Why? Normalization ensures that gene expression values are comparable across cells, which is essential for downstream clustering and visualization.

7. Identify Highly Variable Genes

Highly variable genes are important for identifying cell types and distinguishing between clusters.

# Identify highly variable genes
sc.pp.highly_variable_genes(pbmc, min_mean=0.0125, max_mean=3, min_disp=0.5)
sc.pl.highly_variable_genes(pbmc)

# Subset the data to highly variable genes
pbmc = pbmc[:, pbmc.var.highly_variable]

Why? Selecting highly variable genes reduces noise in the data and focuses the analysis on genes that are most informative for cell type identification.

8. Perform Dimensionality Reduction and Clustering

We now reduce the dimensionality of the data and cluster cells to identify distinct cell populations.

# Run PCA for dimensionality reduction
sc.tl.pca(pbmc, svd_solver='arpack')

# Compute the neighborhood graph
sc.pp.neighbors(pbmc, n_neighbors=10, n_pcs=4)

# Run UMAP for visualization
sc.tl.umap(pbmc)

# Cluster the cells
sc.tl.leiden(pbmc, resolution=0.5)

# Visualize the clusters
sc.pl.umap(pbmc, color='leiden', legend_loc='on data')

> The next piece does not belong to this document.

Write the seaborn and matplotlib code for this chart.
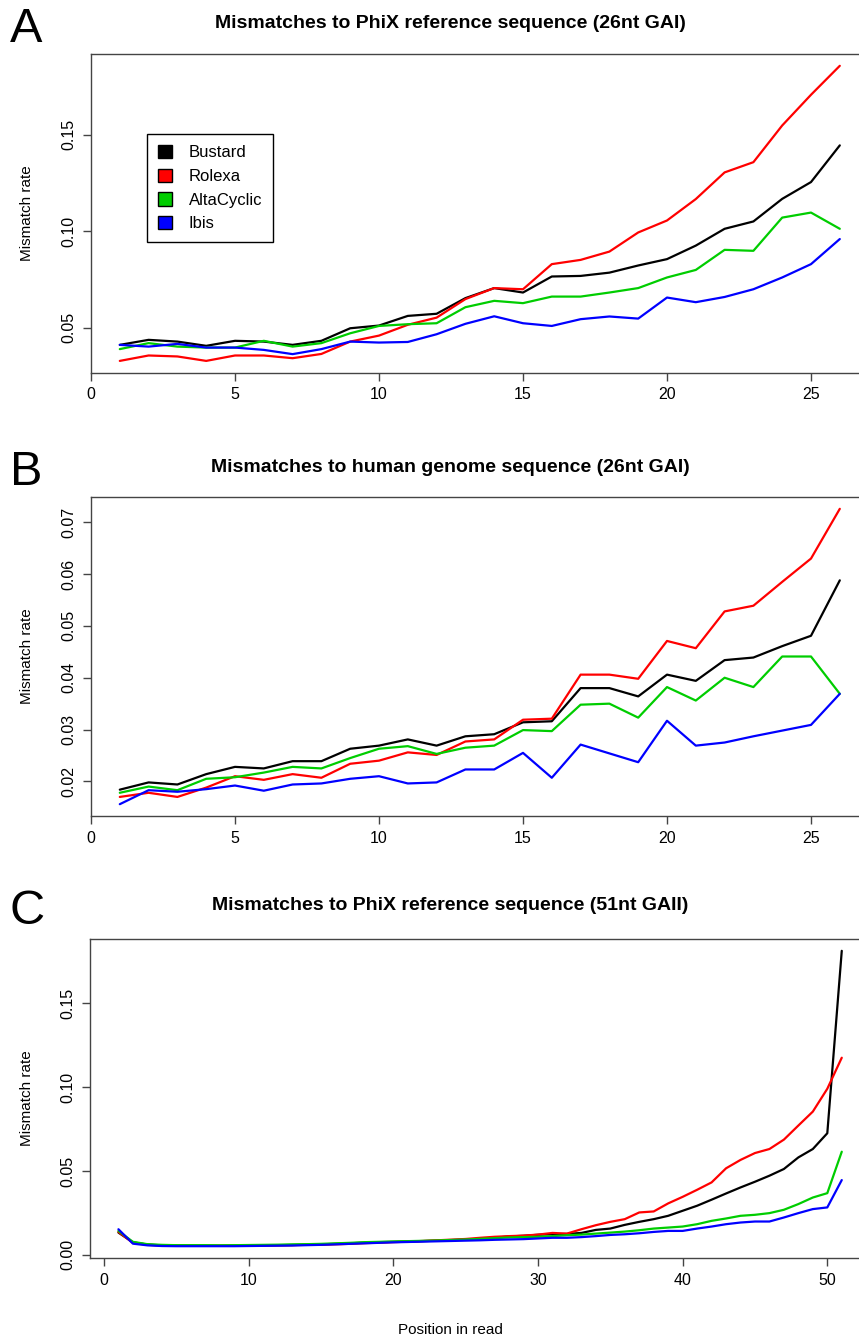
import matplotlib
matplotlib.use("Agg")
import matplotlib.pyplot as plt
from matplotlib.patches import Patch
from matplotlib.ticker import FormatStrFormatter
import seaborn as sns
import pandas as pd

metodos = ["Bustard", "Rolexa", "AltaCyclic", "Ibis"]
cores = ["#000000", "#FF0000", "#00CD00", "#0000FF"]

posicoes_26 = list(range(1, 27))
posicoes_51 = list(range(1, 52))

# A: PhiX, 26nt GAI
bustard_a = [0.0412, 0.0438, 0.0429, 0.0407, 0.0433, 0.0429, 0.0412, 0.0433, 0.0498, 0.0512, 0.0562, 0.0573, 0.0654,
             0.0706, 0.0683, 0.0766, 0.0769, 0.0786, 0.0823, 0.0856, 0.0926, 0.1013, 0.1051, 0.1168, 0.1255, 0.1445]
rolexa_a = [0.0329, 0.0357, 0.0352, 0.0329, 0.0357, 0.0357, 0.0343, 0.0365, 0.0429, 0.0460, 0.0516, 0.0553, 0.0649,
            0.0706, 0.0700, 0.0830, 0.0852, 0.0895, 0.0994, 0.1056, 0.1167, 0.1305, 0.1358, 0.1548, 0.1707, 0.1857]
altacyclic_a = [0.0390, 0.0421, 0.0403, 0.0398, 0.0398, 0.0433, 0.0403, 0.0421, 0.0472, 0.0510, 0.0519, 0.0524, 0.0607,
                0.0640, 0.0628, 0.0662, 0.0662, 0.0683, 0.0706, 0.0761, 0.0800, 0.0904, 0.0899, 0.1071, 0.1097, 0.1013]
ibis_a = [0.0412, 0.0403, 0.0417, 0.0398, 0.0398, 0.0386, 0.0364, 0.0390, 0.0429, 0.0424, 0.0427, 0.0467, 0.0521,
          0.0560, 0.0524, 0.0510, 0.0545, 0.0559, 0.0548, 0.0657, 0.0633, 0.0660, 0.0700, 0.0761, 0.0830, 0.0960]

# B: human genome, 26nt GAI
bustard_b = [0.0184, 0.0198, 0.0194, 0.0214, 0.0228, 0.0225, 0.0239, 0.0239, 0.0263, 0.0269, 0.0281, 0.0269, 0.0287,
             0.0291, 0.0314, 0.0316, 0.0380, 0.0380, 0.0364, 0.0406, 0.0394, 0.0434, 0.0439, 0.0461, 0.0481, 0.0588]
rolexa_b = [0.0170, 0.0178, 0.0170, 0.0188, 0.0210, 0.0203, 0.0214, 0.0207, 0.0234, 0.0240, 0.0256, 0.0251, 0.0277,
            0.0281, 0.0319, 0.0321, 0.0406, 0.0406, 0.0398, 0.0471, 0.0457, 0.0528, 0.0539, 0.0585, 0.0630, 0.0726]
altacyclic_b = [0.0178, 0.0190, 0.0183, 0.0205, 0.0208, 0.0217, 0.0228, 0.0225, 0.0245, 0.0263, 0.0268, 0.0253, 0.0265,
                0.0269, 0.0299, 0.0297, 0.0348, 0.0350, 0.0323, 0.0382, 0.0356, 0.0400, 0.0382, 0.0441, 0.0441, 0.0369]
ibis_b = [0.0156, 0.0183, 0.0180, 0.0185, 0.0192, 0.0182, 0.0194, 0.0196, 0.0205, 0.0210, 0.0196, 0.0198, 0.0223,
          0.0223, 0.0255, 0.0207, 0.0271, 0.0254, 0.0237, 0.0317, 0.0269, 0.0275, 0.0287, 0.0298, 0.0309, 0.0369]

# C: PhiX, 51nt GAII
bustard_c = [0.0133, 0.0075, 0.0062, 0.0057, 0.0056, 0.0055, 0.0055, 0.0055, 0.0055, 0.0056, 0.0057, 0.0058, 0.0059,
             0.0061, 0.0063, 0.0066, 0.0069, 0.0073, 0.0076, 0.0078, 0.0080, 0.0082, 0.0085, 0.0088, 0.0091, 0.0096,
             0.0102, 0.0110, 0.0114, 0.0120, 0.0124, 0.0125, 0.0131, 0.0149, 0.0157, 0.0179, 0.0197, 0.0213, 0.0233,
             0.0263, 0.0293, 0.0329, 0.0366, 0.0402, 0.0436, 0.0472, 0.0512, 0.0581, 0.0631, 0.0725, 0.1812]
rolexa_c = [0.0137, 0.0072, 0.0060, 0.0056, 0.0055, 0.0055, 0.0054, 0.0054, 0.0055, 0.0055, 0.0056, 0.0057, 0.0058,
            0.0060, 0.0061, 0.0063, 0.0066, 0.0070, 0.0073, 0.0076, 0.0079, 0.0083, 0.0087, 0.0091, 0.0095, 0.0102,
            0.0108, 0.0112, 0.0115, 0.0121, 0.0131, 0.0127, 0.0153, 0.0177, 0.0197, 0.0213, 0.0253, 0.0259, 0.0307,
            0.0346, 0.0388, 0.0432, 0.0516, 0.0566, 0.0607, 0.0631, 0.0687, 0.0771, 0.0854, 0.0990, 0.1175]
altacyclic_c = [0.0143, 0.0078, 0.0064, 0.0060, 0.0058, 0.0058, 0.0058, 0.0057, 0.0058, 0.0059, 0.0060, 0.0061, 0.0063,
                0.0064, 0.0066, 0.0069, 0.0072, 0.0076, 0.0078, 0.0080, 0.0082, 0.0084, 0.0086, 0.0089, 0.0092, 0.0096,
                0.0100, 0.0104, 0.0106, 0.0108, 0.0112, 0.0117, 0.0121, 0.0127, 0.0133, 0.0139, 0.0147, 0.0157, 0.0163,
                0.0169, 0.0183, 0.0203, 0.0217, 0.0233, 0.0239, 0.0249, 0.0269, 0.0303, 0.0342, 0.0368, 0.0615]
ibis_c = [0.0153, 0.0067, 0.0057, 0.0053, 0.0052, 0.0052, 0.0052, 0.0052, 0.0052, 0.0053, 0.0054, 0.0055, 0.0056,
          0.0058, 0.0060, 0.0063, 0.0066, 0.0069, 0.0072, 0.0075, 0.0077, 0.0079, 0.0081, 0.0083, 0.0085, 0.0087,
          0.0090, 0.0092, 0.0094, 0.0098, 0.0102, 0.0102, 0.0106, 0.0112, 0.0119, 0.0123, 0.0129, 0.0137, 0.0143,
          0.0143, 0.0157, 0.0169, 0.0183, 0.0193, 0.0199, 0.0199, 0.0223, 0.0249, 0.0273, 0.0283, 0.0446]

sns.set_theme(style="ticks")
plt.rcParams["font.family"] = ["Liberation Sans", "DejaVu Sans"]
plt.rcParams["text.color"] = "black"
plt.rcParams["axes.labelcolor"] = "black"
plt.rcParams["xtick.color"] = "black"
plt.rcParams["ytick.color"] = "black"

W, H = 859, 1341


def montar_df(posicoes, series):
    linhas = []
    for nome, valores in zip(metodos, series):
        for p, v in zip(posicoes, valores):
            linhas.append({"pos": p, "rate": v, "metodo": nome})
    return pd.DataFrame(linhas)


def painel(fig, rect_px, posicoes, series, xticks, yticks):
    esq, dir_, topo, base = rect_px
    ax = fig.add_axes([esq / W, 1 - base / H, (dir_ - esq) / W, (base - topo) / H])
    df = montar_df(posicoes, series)
    sns.lineplot(data=df, x="pos", y="rate", hue="metodo", hue_order=metodos,
                 palette=cores, linewidth=1.6, legend=False, ax=ax)
    # margens estilo R (4%)
    xmin, xmax = min(posicoes), max(posicoes)
    dx = 0.04 * (xmax - xmin)
    ymin, ymax = df["rate"].min(), df["rate"].max()
    dy = 0.04 * (ymax - ymin)
    ax.set_xlim(xmin - dx, xmax + dx)
    ax.set_ylim(ymin - dy, ymax + dy)
    ax.set_xticks(xticks)
    ax.set_yticks(yticks)
    ax.yaxis.set_major_formatter(FormatStrFormatter("%.2f"))
    ax.tick_params(axis="both", labelsize=11.5, length=5.5, width=1, color="#444444",
                   labelcolor="black", pad=5)
    ax.tick_params(axis="y", labelrotation=90)
    for t in ax.get_yticklabels():
        t.set_va("center")
    for s in ax.spines.values():
        s.set_color("#444444")
        s.set_linewidth(1)
    ax.set_xlabel("")
    ax.set_ylabel("Mismatch rate", fontsize=11, color="black")
    ax.yaxis.set_label_coords((34 - esq) / (dir_ - esq), 0.5)
    return ax


fig = plt.figure(figsize=(W / 100, H / 100), dpi=100)

ax_a = painel(fig, (91, 868.6, 54, 372.7), posicoes_26,
              [bustard_a, rolexa_a, altacyclic_a, ibis_a], [0, 5, 10, 15, 20, 25], [0.05, 0.10, 0.15])
ax_b = painel(fig, (91, 868.6, 497, 816), posicoes_26,
              [bustard_b, rolexa_b, altacyclic_b, ibis_b], [0, 5, 10, 15, 20, 25], [0.02, 0.03, 0.04, 0.05, 0.06, 0.07])
ax_c = painel(fig, (89.5, 870.7, 939, 1258), posicoes_51,
              [bustard_c, rolexa_c, altacyclic_c, ibis_c], [0, 10, 20, 30, 40, 50], [0.00, 0.05, 0.10, 0.15])

titulos = [("A", "Mismatches to PhiX reference sequence (26nt GAI)", 24),
           ("B", "Mismatches to human genome sequence (26nt GAI)", 467),
           ("C", "Mismatches to PhiX reference sequence (51nt GAII)", 906)]
for letra, titulo, y in titulos:
    fig.text(10 / W, 1 - (y + 5) / H, letra, fontsize=35, ha="left", va="center")
    fig.text(450 / W, 1 - y / H, titulo, fontsize=14, fontweight="bold", ha="center", va="center")

fig.text(450 / W, 1 - 1330 / H, "Position in read", fontsize=11, ha="center", va="center")

alcas = [Patch(facecolor=c, edgecolor="black", linewidth=1) for c in cores]
leg = ax_a.legend(alcas, metodos, loc="upper left", bbox_to_anchor=(147 / W, 1 - 134 / H),
                  bbox_transform=fig.transFigure, fontsize=12, frameon=True, fancybox=False,
                  framealpha=1, edgecolor="black", handlelength=0.85, handleheight=0.85,
                  handletextpad=1.0, labelspacing=0.5, borderpad=0.65, borderaxespad=0)
leg.get_frame().set_linewidth(1)

plt.savefig("out.png", dpi=100)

Why? PCA and UMAP help us visualize high-dimensional data in 2D, while clustering algorithms group similar cells together.

9. Annotate Cell Types

Once we have clusters, we need to assign biological meaning to them by annotating cell types.

# Annotate cell types based on marker genes
sc.tl.marker_genes(pbmc, groupby='leiden')

# Visualize marker genes
sc.pl.dotplot(pbmc, marker_genes, groupby='leiden')

Why? Cell type annotation allows us to interpret the biological significance of our clusters and understand what cell populations are present in the sample.

10. Discover Cell Trajectories

Finally, we can explore how cells transition from one state to another using trajectory inference.

# Run trajectory inference
sc.tl.paga(pbmc, groups='leiden')
sc.pl.paga(pbmc, color='leiden', legend_loc='on data')

# Compute trajectory
sc.tl.diffmap(pbmc)
sc.tl.dpt(pbmc, n_branches=2)

# Visualize trajectory
sc.pl.diffmap(pbmc, color='dpt_pseudotime')

Why? Trajectory analysis helps us understand cellular development or differentiation processes, revealing how cells change over time.

Summary

In this tutorial, you've learned how to build a complete single-cell RNA-seq analysis pipeline using Scanpy. You've performed quality control, normalized data, identified variable genes, clustered cells, annotated cell types, and discovered cell trajectories. This workflow is a solid foundation for analyzing scRNA-seq data and can be adapted to various biological datasets.

With these skills, you're now ready to explore your own scRNA-seq datasets and uncover the complex cellular dynamics hidden within them.